Although she had previously used touch-screen technology on the Volta tour, it was only when the iPad was released that Björk felt she had the technological tools available to make the concept of Biophilia come to life. Plans for it to be a National Geographic-funded film directed by Michel Gondry, or a “music house” in a repossessed building in Iceland, were simply not up to the task that Björk had in mind. Now, the Apple tablet allowed complicated ideas to be created and developed simply. After all, the songs were all finished, completed in Puerto Rico and Björk’s simple home studio. All that was needed was the means to make them come to life. So her manager contacted her favourite app developers, who all agreed to take part in the project, coming to Iceland to work on ideas. “We were in a small restaurant in Iceland, brainstorming, I guess, and I’ve never really done something like that. Musicians don’t really brainstorm! They eat good food, tell bad jokes and get drunk for a few days, and on day four they have a song.”
Her utopian ideals for the future of Iceland as a centre for high-tech industry and small companies based around local cooperation ended up being manifested in the way the technological side of Biophilia was funded. It was a return to Björk’s punk roots: “We’d run out of money by that point because we hadn’t signed with anyone and we were trying to get people to finance us, but everyone thought it was the most utopian thing: ‘And then the moon is going to play a song?’ I don’t blame them. But then the app builders, they just said, ‘Okay.’ They just offered and said everyone works for free, and then we split the profit 50/50. So this is how we did it back in the punk days, with the indie-label system. That was amazing on so many levels, because it made them feel as if it was their baby as well, and for me, without a record company, it felt like I was 18 again, because that’s something I know — the DIY, group work ethic. It’s not about egos. People just get it done. So, 5,000 Skype meetings later…”

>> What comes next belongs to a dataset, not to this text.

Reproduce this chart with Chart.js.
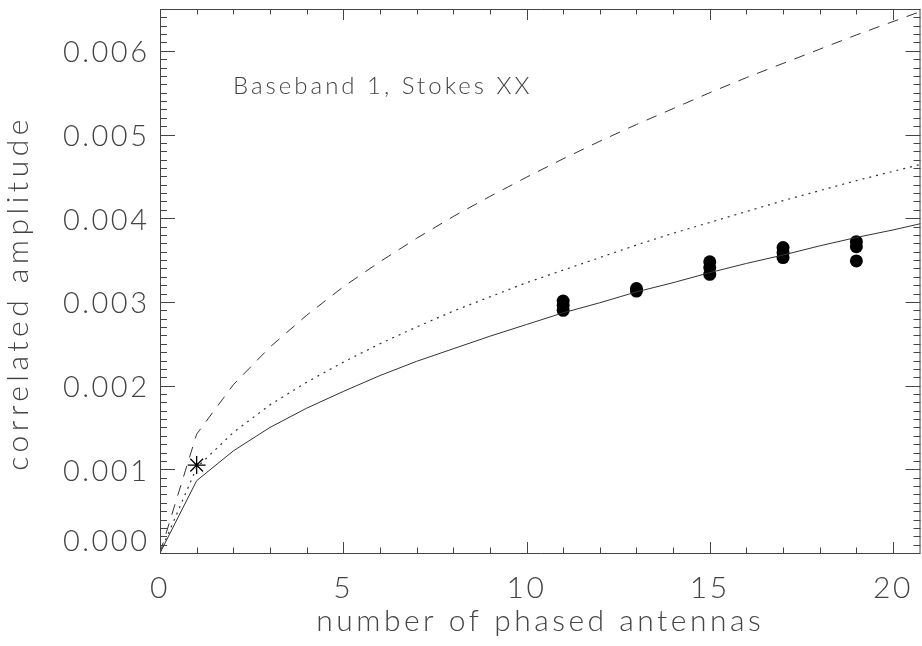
<!DOCTYPE html>
<html>
<head>
<meta charset="utf-8">
<title>Correlated amplitude vs phased antennas</title>
<script src="https://cdn.jsdelivr.net/npm/chart.js@4/dist/chart.umd.min.js"></script>
<style>
  html, body { margin: 0; padding: 0; background: #fff; }
  #wrap { width: 922px; height: 646px; }
</style>
</head>
<body>
<div id="wrap"><canvas id="diagram" width="922" height="646"></canvas></div>
<script>
// model curves, one value per number of phased antennas
let antennas   = [0, 1, 2, 3, 4, 5, 6, 7, 8, 9, 10, 11, 12, 13, 14, 15, 16, 17, 18, 19, 20, 21];
let ampSolid   = [0, 0.000864, 0.00122, 0.00150, 0.00173, 0.00193, 0.00212, 0.00229, 0.00244, 0.00259, 0.00273,
                  0.00287, 0.00299, 0.00312, 0.00323, 0.00335, 0.00346, 0.00356, 0.00367, 0.00377, 0.00386, 0.00396];
let ampDotted  = [0, 0.00102, 0.00144, 0.00177, 0.00204, 0.00228, 0.00250, 0.00270, 0.00289, 0.00306, 0.00323,
                  0.00338, 0.00353, 0.00368, 0.00382, 0.00395, 0.00408, 0.00421, 0.00433, 0.00445, 0.00456, 0.00467];
let ampDashed  = [0, 0.00142, 0.00201, 0.00246, 0.00284, 0.00318, 0.00348, 0.00376, 0.00402, 0.00426, 0.00449,
                  0.00471, 0.00492, 0.00512, 0.00531, 0.00550, 0.00568, 0.00585, 0.00602, 0.00619, 0.00635, 0.00651];

// measured amplitudes
let measuredN   = [11, 11, 11, 13, 13, 15, 15, 15, 17, 17, 17, 19, 19, 19];
let measuredAmp = [0.00301, 0.00296, 0.00290, 0.00316, 0.00313, 0.00348, 0.00341, 0.00333,
                   0.00365, 0.00359, 0.00353, 0.00372, 0.00366, 0.00349];

// single antenna
let singleN   = [1];
let singleAmp = [0.00105];

let xTicks      = [0, 5, 10, 15, 20];
let xTickLabels = ['0', '5', '10', '15', '20'];
let yTicks      = [0, 0.001, 0.002, 0.003, 0.004, 0.005, 0.006];
let yTickLabels = ['0.000', '0.001', '0.002', '0.003', '0.004', '0.005', '0.006'];

let xTitle = 'number of phased antennas';
let yTitle = 'correlated amplitude';
let plotNote = 'Baseband 1, Stokes XX';

let xMax = 20.75;
let yMax = 0.0065;

let fontFamily = "Lato, 'DejaVu Sans', sans-serif";
let textColor = '#444';
let lineColor = '#333';

function points(xs, ys) {
    return xs.map((x, i) => ({ x: x, y: ys[i] }));
}

// drop the label overflow padding so the plot box sits where the layout puts it
function noPadding(s) {
    s.paddingTop = 0;
    s.paddingBottom = 0;
    s.paddingLeft = 0;
    s.paddingRight = 0;
}

// wide, light lettering for the tick labels
let spacingPlugin = {
    id: 'spacing',
    beforeDraw(chart) { chart.ctx.letterSpacing = '2.5px'; },
    afterDraw(chart) { chart.ctx.letterSpacing = '0px'; }
};

// box with inward ticks on all four sides, axis titles and the annotation
let framePlugin = {
    id: 'frame',
    afterDatasetsDraw(chart) {
        let ctx = chart.ctx;
        let a = chart.chartArea;
        let xs = chart.scales.x;
        let ys = chart.scales.y;

        ctx.save();
        ctx.strokeStyle = '#444';
        ctx.lineWidth = 1;
        ctx.beginPath();
        ctx.rect(a.left + 0.5, a.top + 0.5, a.right - a.left - 1, a.bottom - a.top);
        ctx.stroke();

        ctx.beginPath();
        for (let v = 0; v <= xMax + 1e-9; v += 1) {
            let px = Math.round(xs.getPixelForValue(v)) + 0.5;
            let len = xTicks.includes(v) ? 11 : 5.5;
            ctx.moveTo(px, a.bottom);
            ctx.lineTo(px, a.bottom - len);
            ctx.moveTo(px, a.top);
            ctx.lineTo(px, a.top + len);
        }
        for (let k = 0; k <= 65; k++) {
            let v = k / 10000;
            let py = Math.round(ys.getPixelForValue(v)) + 0.5;
            let len = k % 10 === 0 ? 15 : 7;
            ctx.moveTo(a.left, py);
            ctx.lineTo(a.left + len, py);
            ctx.moveTo(a.right, py);
            ctx.lineTo(a.right - len, py);
        }
        ctx.stroke();

        ctx.fillStyle = textColor;
        ctx.textBaseline = 'middle';

        ctx.letterSpacing = '3px';
        ctx.font = '300 24px ' + fontFamily;
        ctx.textAlign = 'left';
        ctx.fillText(plotNote, a.left + 73, a.top + 77);

        ctx.letterSpacing = '3.5px';
        ctx.font = '300 30px ' + fontFamily;
        ctx.textAlign = 'center';
        ctx.fillText(xTitle, (a.left + a.right) / 2, 621);

        ctx.letterSpacing = '4.5px';
        ctx.translate(18, 293);
        ctx.rotate(-Math.PI / 2);
        ctx.fillText(yTitle, 0, 0);
        ctx.restore();
    }
};

let createChartConfig = () => {
    return {
        type: 'scatter',
        data: {
            datasets: [
                { data: points(antennas, ampSolid), showLine: true, borderColor: lineColor,
                  borderWidth: 1, pointRadius: 0, tension: 0 },
                { data: points(antennas, ampDotted), showLine: true, borderColor: lineColor,
                  borderWidth: 1.2, borderDash: [2, 5], pointRadius: 0, tension: 0 },
                { data: points(antennas, ampDashed), showLine: true, borderColor: lineColor,
                  borderWidth: 1, borderDash: [11, 9], pointRadius: 0, tension: 0 },
                { data: points(measuredN, measuredAmp), showLine: false, pointStyle: 'circle',
                  pointRadius: 6.5, backgroundColor: '#000', borderWidth: 0 },
                { data: points(singleN, singleAmp), showLine: false, pointStyle: 'star',
                  pointRadius: 9, borderColor: '#000', borderWidth: 1.3 }
            ]
        },
        options: {
            responsive: false,
            animation: false,
            devicePixelRatio: 1,
            layout: { autoPadding: false, padding: { top: 9, right: 1.5, left: 0, bottom: 0 } },
            plugins: { legend: { display: false }, tooltip: { enabled: false } },
            scales: {
                x: {
                    type: 'linear', min: 0, max: xMax,
                    grid: { display: false, drawTicks: false }, border: { display: false },
                    afterBuildTicks: s => { s.ticks = xTicks.map(v => ({ value: v })); },
                    afterFit: s => { s.height = 93; noPadding(s); },
                    ticks: {
                        callback: (v, i) => xTickLabels[i],
                        font: { family: fontFamily, size: 30, weight: 300 },
                        color: textColor, padding: 17.5, maxRotation: 0
                    }
                },
                y: {
                    type: 'linear', min: 0, max: yMax,
                    grid: { display: false, drawTicks: false }, border: { display: false },
                    afterBuildTicks: s => { s.ticks = yTicks.map(v => ({ value: v })); },
                    afterFit: s => { s.width = 160; noPadding(s); },
                    ticks: {
                        // the zero label gets an empty second line so it sits up off the x axis
                        callback: (v, i) => i === 0 ? [yTickLabels[i], ''] : yTickLabels[i],
                        font: { family: fontFamily, size: 29, weight: 300, lineHeight: '26px' },
                        color: textColor, padding: 10.5, labelOffset: 2
                    }
                }
            }
        },
        plugins: [spacingPlugin, framePlugin]
    };
};

let chart = new Chart(document.getElementById('diagram'), createChartConfig());
</script>
</body>
</html>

Yes, 5,000 Skype meetings later and Biophilia is ready to be introduced to the world. It would be tempting to say that its release is a game-changing moment in music and technology, except it’s hard to imagine another artist who would be able to realise such an audacious, heartfelt and thoughtful project so perfectly. Biophilia is not just a new means of distribution for music, or a way to show off the capabilities of sound combined with the very finest geeks in Appland. Instead, shaped by the tumultuous Iceland of recent times, and Björk’s unhappy experience of the narrow teaching methods in music school, it is a reaction to narrowness of thought. All these ideas become natural byte-fellows within the app: combining musicology made simple with a sense of wonder at the power and beauty of the natural world, Biophilia is a truly remarkable achievement.
With such a positive project now gradually finding its way into our iPhones and iPads, and thousands wowed by the live debut of Biophilia at the Manchester International Festival, is Björk now also positive about the future of her country? Just before her daughter runs into the room and shoots her with a homemade bow and arrow, she says: “I am, actually. I think people are standing up and trying to mould the future of Iceland. It’s not just me, it’s all of Iceland. It’s exciting times.”